Thus we see that \(\mathcal {D}_1\) encodes the usual gauge transformations, expected for the field content. Furthermore, one expects \(\mathcal {D}_1\) to encode the Rarita–Schwinger equation between the gravitino and its antifield. In addition, homotopy transfer is expected to induce a second order differential giving the linearized equations of motions of the graviton and the three-form field.
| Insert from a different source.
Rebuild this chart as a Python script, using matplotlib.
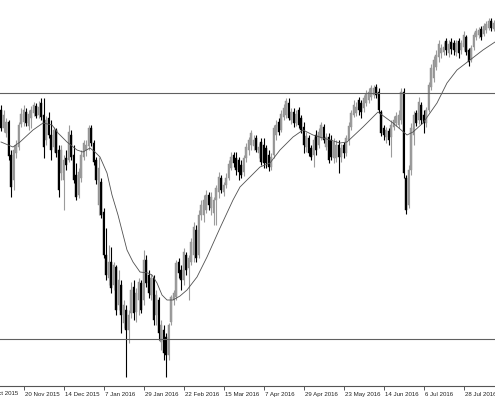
import matplotlib
matplotlib.use("Agg")
import matplotlib.pyplot as plt
import matplotlib.transforms as mtransforms
import numpy as np

# daily OHLC (bar 0 = left edge)
opens = [2090, 2072, 2067, 2078, 2045, 2020, 2047, 2053, 2076, 2078,
         2088, 2074, 2082, 2087, 2094, 2085, 2097, 2085, 2060, 2082,
         2065, 2053, 2070, 2050, 2027, 2020, 2042, 2040, 2065, 2045,
         2025, 2005, 2022, 2043, 2050, 2054, 2072, 2057, 2040, 1995,
         2018, 1988, 1945, 1922, 1938, 1915, 1933, 1895, 1915, 1877,
         1890, 1870, 1887, 1913, 1888, 1900, 1917, 1900, 1940, 1925,
         1905, 1922, 1885, 1900, 1858, 1870, 1863, 1845, 1878, 1900,
         1903, 1938, 1930, 1920, 1945, 1932, 1938, 1945, 1970, 1945,
         1985, 1985, 1990, 2005, 1992, 1987, 2000, 2008, 2022, 2008,
         2015, 2022, 2032, 2045, 2042, 2040, 2035, 2028, 2042, 2050,
         2055, 2054, 2062, 2047, 2058, 2055, 2052, 2045, 2033, 2045,
         2065, 2078, 2070, 2083, 2085, 2097, 2080, 2088, 2077, 2090,
         2082, 2073, 2053, 2062, 2052, 2045, 2065, 2055, 2062, 2073,
         2053, 2063, 2060, 2042, 2042, 2055, 2043, 2055, 2047, 2060,
         2073, 2085, 2087, 2100, 2097, 2092, 2097, 2100, 2103, 2105,
         2113, 2108, 2088, 2072, 2063, 2069, 2063, 2073, 2077, 2075,
         2080, 2108, 2022, 1995, 2030, 2065, 2087, 2080, 2095, 2085,
         2077, 2090, 2113, 2122, 2133, 2143, 2147, 2148, 2159, 2147,
         2158, 2157, 2148, 2159, 2150, 2153, 2163, 2150, 2140, 2153,
         2163, 2165, 2171, 2166, 2170, 2172, 2179, 2171]
highs = [2095, 2090, 2082, 2080, 2050, 2055, 2060, 2078, 2092, 2095,
         2092, 2090, 2094, 2098, 2097, 2099, 2102, 2102, 2084, 2088,
         2080, 2073, 2072, 2055, 2055, 2045, 2050, 2075, 2070, 2055,
         2037, 2032, 2050, 2060, 2060, 2075, 2075, 2060, 2043, 2043,
         2022, 1992, 1972, 1955, 1953, 1938, 1935, 1930, 1920, 1900,
         1895, 1890, 1918, 1920, 1912, 1922, 1920, 1950, 1945, 1930,
         1926, 1925, 1910, 1903, 1880, 1875, 1867, 1877, 1905, 1910,
         1940, 1942, 1935, 1952, 1948, 1945, 1962, 1978, 1975, 1990,
         2000, 2005, 2010, 2008, 2008, 2003, 2015, 2028, 2025, 2018,
         2027, 2040, 2048, 2048, 2048, 2043, 2040, 2045, 2057, 2063,
         2070, 2065, 2065, 2057, 2062, 2062, 2055, 2050, 2047, 2075,
         2080, 2082, 2090, 2096, 2102, 2102, 2092, 2092, 2090, 2093,
         2085, 2078, 2068, 2065, 2055, 2063, 2070, 2072, 2078, 2076,
         2067, 2067, 2065, 2062, 2060, 2060, 2056, 2058, 2065, 2078,
         2090, 2100, 2098, 2103, 2100, 2105, 2110, 2112, 2115, 2115,
         2116, 2112, 2090, 2075, 2073, 2072, 2080, 2084, 2088, 2090,
         2112, 2112, 2025, 2035, 2077, 2089, 2090, 2103, 2098, 2090,
         2093, 2118, 2136, 2144, 2150, 2160, 2156, 2158, 2162, 2160,
         2162, 2160, 2160, 2162, 2160, 2169, 2165, 2152, 2155, 2168,
         2172, 2173, 2174, 2177, 2179, 2182, 2182, 2180]
lows = [2069, 2068, 2063, 2040, 2003, 2010, 2042, 2050, 2073, 2074,
        2074, 2070, 2072, 2084, 2082, 2082, 2080, 2042, 2055, 2062,
        2040, 2048, 2043, 2003, 2020, 1990, 2030, 2038, 2040, 2017,
        2000, 2002, 2018, 2040, 2044, 2050, 2054, 2035, 2016, 1985,
        1982, 1942, 1920, 1915, 1907, 1910, 1885, 1890, 1867, 1872,
        1823, 1857, 1882, 1880, 1878, 1885, 1887, 1895, 1913, 1902,
        1900, 1875, 1875, 1860, 1850, 1840, 1823, 1840, 1875, 1895,
        1900, 1922, 1910, 1915, 1925, 1900, 1935, 1938, 1938, 1942,
        1980, 1978, 1987, 1990, 1985, 1975, 1975, 2002, 2007, 2004,
        2012, 2020, 2030, 2033, 2025, 2020, 2022, 2024, 2038, 2045,
        2050, 2050, 2048, 2042, 2035, 2032, 2032, 2029, 2030, 2042,
        2060, 2065, 2068, 2080, 2082, 2080, 2076, 2073, 2074, 2072,
        2067, 2047, 2048, 2044, 2040, 2033, 2045, 2052, 2060, 2057,
        2050, 2037, 2040, 2037, 2038, 2027, 2038, 2042, 2044, 2055,
        2070, 2083, 2084, 2085, 2082, 2088, 2094, 2097, 2100, 2102,
        2102, 2087, 2064, 2060, 2057, 2055, 2043, 2070, 2074, 2072,
        2076, 2022, 1986, 1992, 2025, 2055, 2074, 2076, 2076, 2067,
        2073, 2088, 2110, 2118, 2130, 2138, 2142, 2145, 2145, 2143,
        2146, 2145, 2144, 2142, 2146, 2150, 2145, 2134, 2138, 2150,
        2160, 2162, 2160, 2164, 2167, 2170, 2169, 2169]
closes = [2072, 2085, 2078, 2044, 2013, 2050, 2055, 2075, 2086, 2090,
          2077, 2086, 2090, 2095, 2084, 2093, 2083, 2053, 2080, 2065,
          2050, 2070, 2047, 2010, 2050, 2040, 2035, 2068, 2043, 2020,
          2003, 2028, 2045, 2057, 2055, 2072, 2057, 2038, 2020, 2032,
          1985, 1945, 1925, 1938, 1912, 1935, 1890, 1920, 1885, 1895,
          1870, 1885, 1910, 1887, 1907, 1918, 1890, 1940, 1917, 1907,
          1922, 1880, 1905, 1867, 1875, 1847, 1845, 1875, 1903, 1907,
          1937, 1927, 1920, 1948, 1930, 1942, 1958, 1973, 1942, 1985,
          1995, 2000, 2005, 1995, 2003, 2000, 2012, 2023, 2010, 2015,
          2022, 2036, 2043, 2037, 2030, 2028, 2025, 2042, 2053, 2060,
          2067, 2060, 2050, 2053, 2038, 2037, 2037, 2033, 2043, 2072,
          2075, 2068, 2086, 2092, 2099, 2082, 2088, 2077, 2086, 2075,
          2070, 2055, 2064, 2047, 2043, 2060, 2050, 2068, 2075, 2060,
          2063, 2040, 2043, 2058, 2055, 2043, 2052, 2047, 2062, 2074,
          2087, 2095, 2093, 2090, 2088, 2102, 2106, 2108, 2112, 2112,
          2105, 2090, 2067, 2065, 2070, 2060, 2075, 2080, 2084, 2085,
          2108, 2027, 1990, 2030, 2072, 2085, 2077, 2098, 2080, 2077,
          2090, 2115, 2132, 2140, 2145, 2156, 2152, 2153, 2150, 2156,
          2151, 2150, 2157, 2147, 2157, 2165, 2148, 2138, 2152, 2165,
          2169, 2170, 2163, 2174, 2176, 2179, 2172, 2177]

# moving average line, read at a number of bars
ma_bar = [0, 4.8, 7.6, 12.8, 16.8, 20.4, 22.8, 26.4, 30.4, 32.8, 35.6, 37.6,
          39.6, 42.4, 44.4, 46.8, 50.4, 52.8, 55.6, 58.8, 60.4, 62.4, 64.4,
          66.4, 68.8, 71.6, 74.4, 78.4, 82.4, 87.6, 92.8, 95.6, 103.6, 107.6,
          111.6, 116.8, 120.8, 124.8, 128.8, 131.6, 135.6, 138.4, 144.8,
          150.8, 156.8, 162.4, 164.8, 168.8, 174.4, 178.4, 182.4, 187.6,
          192.8, 197.6]
ma_val = [2058, 2053, 2058, 2070, 2077, 2075, 2067, 2058, 2050, 2048, 2052,
          2048, 2043, 2027, 2005, 1985, 1950, 1938, 1928, 1927, 1925, 1917,
          1905, 1900, 1900, 1904, 1910, 1923, 1943, 1972, 2000, 2013, 2033,
          2037, 2050, 2063, 2070, 2065, 2062, 2060, 2057, 2058, 2073, 2088,
          2077, 2065, 2068, 2077, 2097, 2117, 2130, 2140, 2150, 2158]

# horizontal levels
levels = [2107, 1861.5]

tick_bars = [-7, 9, 25, 41, 57, 73, 89, 105, 121, 137, 153, 169, 185]
tick_labels = ["29 Oct 2015", "20 Nov 2015", "14 Dec 2015", "7 Jan 2016",
               "29 Jan 2016", "22 Feb 2016", "15 Mar 2016", "7 Apr 2016",
               "29 Apr 2016", "23 May 2016", "14 Jun 2016", "6 Jul 2016",
               "28 Jul 2016"]

o = np.array(opens, float)
h = np.array(highs, float)
l = np.array(lows, float)
c = np.array(closes, float)
x = np.arange(len(o))
up = c >= o

fig = plt.figure(figsize=(4.95, 4.0), dpi=100)
ax = fig.add_axes([0, 14 / 400, 1, 386 / 400])

up_col = "#9c9c9c"
dn_col = "#000000"

ax.vlines(x[up], l[up], h[up], color=up_col, linewidth=0.8)
ax.vlines(x[~up], l[~up], h[~up], color=dn_col, linewidth=0.8)
body_lo = np.minimum(o, c)
body_h = np.maximum(np.abs(c - o), 0.8)
ax.bar(x[up], body_h[up], bottom=body_lo[up], width=0.62,
       color=up_col, edgecolor="#8a8a8a", linewidth=0.3)
ax.bar(x[~up], body_h[~up], bottom=body_lo[~up], width=0.62,
       color=dn_col, edgecolor=dn_col, linewidth=0.3)

ax.plot(ma_bar, ma_val, color="#505050", linewidth=0.6)

for lv in levels:
    ax.axhline(lv, color="#606060", linewidth=0.8)

ax.set_xlim(-0.4, 197.6)
ax.set_ylim(1814, 2200)

for s in ["top", "left", "right"]:
    ax.spines[s].set_visible(False)
ax.spines["bottom"].set_color("#555555")
ax.spines["bottom"].set_linewidth(0.8)
ax.set_yticks([])

lab_font = dict(family="Liberation Sans", size=4.4)

vis = [i for i, b in enumerate(tick_bars) if b >= 0]
ax.set_xticks([tick_bars[i] for i in vis], [tick_labels[i] for i in vis])
ax.tick_params(axis="x", direction="out", length=3, width=0.7,
               color="#555555", pad=1.5, labelcolor="#222222")
offset = mtransforms.ScaledTranslation(1.5 / 100, 0, fig.dpi_scale_trans)
for lab in ax.get_xticklabels():
    lab.set_horizontalalignment("left")
    lab.set_fontfamily(lab_font["family"])
    lab.set_fontsize(lab_font["size"])
    lab.set_transform(lab.get_transform() + offset)

# first label sits left of the visible area and is cut by the figure edge
ax.text(tick_bars[0] + 0.6, -0.012, tick_labels[0], transform=ax.get_xaxis_transform(),
        ha="left", va="top", color="#222222", clip_on=False, **lab_font)

fig.savefig("out.png", dpi=100)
3.4 The action of supersymmetry

As explained in Sect. 2.1, the supersymmetry algebra usually does not act strictly on the component fields. This is indeed the case for eleven-dimensional supergravity. Instead there is a \(L_\infty \) map

$$\begin{aligned} \rho : \mathfrak {p} \rightsquigarrow \mathcal {D}(\mathcal {E}) \, . \end{aligned}$$

(3.21)

The components of \(\rho \) can be obtained from the action of \(Q_\alpha \) by left translation using a homotopy transfer procedure. The strict part is simply obtained by letting (3.3) act on the representatives. For an element \(Q= \epsilon ^\alpha Q_\alpha \) of the supersymmetry algebra, this means

$$\begin{aligned} \rho ^{(1)}(Q) = \epsilon ^\alpha \frac{\partial }{\partial \theta ^\alpha } - \epsilon ^\alpha \Gamma ^\mu _{\alpha \beta } \theta ^\beta \partial _\mu \, . \end{aligned}$$

(3.22)

For the second order part one finds

$$\begin{aligned} \rho ^{(2)}(Q_1,Q_2) = p \circ \left( \rho ^{(1)}(Q_1) \circ \mathcal {D}_0^\dagger \circ \rho (Q_2) + \rho (Q_2) \circ \mathcal {D}_0^\dagger \circ \rho ^{(1)}(Q_1) \right) \circ i \, . \end{aligned}$$

(3.23)

Here i is the inclusion map from the \(\mathcal {D}_0\)-cohomology to the total complex (3.4) (mapping a component field to its representative, as computed above) and p is the projection back onto the \(\mathcal {D}_0\)-cohomology. The presence of \(\rho ^{(2)}\) signals that the supersymmetry transformations only close up to the equations of motions and gauge transformations. In fact, \(\rho ^{(2)}\) nullhomotopes the failure of the supersymmetry algebra to be represented strictly and thus exactly corresponds to what is called a “closure term” in the physics literature. Higher order components will not appear for eleven-dimensional supergravity. In [12], a close connection between the resolution differential and the non-derivative supersymmetry transformations and their closure terms was conjectured. We will explain this claim in modern language and provide a proof in [32]. Here it suffices to say that, as we will see momentarily, one can obtain the non-derivative part of \(\rho \) by replacing \(\lambda \) with \(\epsilon \) in the resolution differential at appropriate places. Now let us start deriving the action of the supersymmetry algebra on the BV fields. The strict part gives the usual supersymmetry transformations known from the literature [12].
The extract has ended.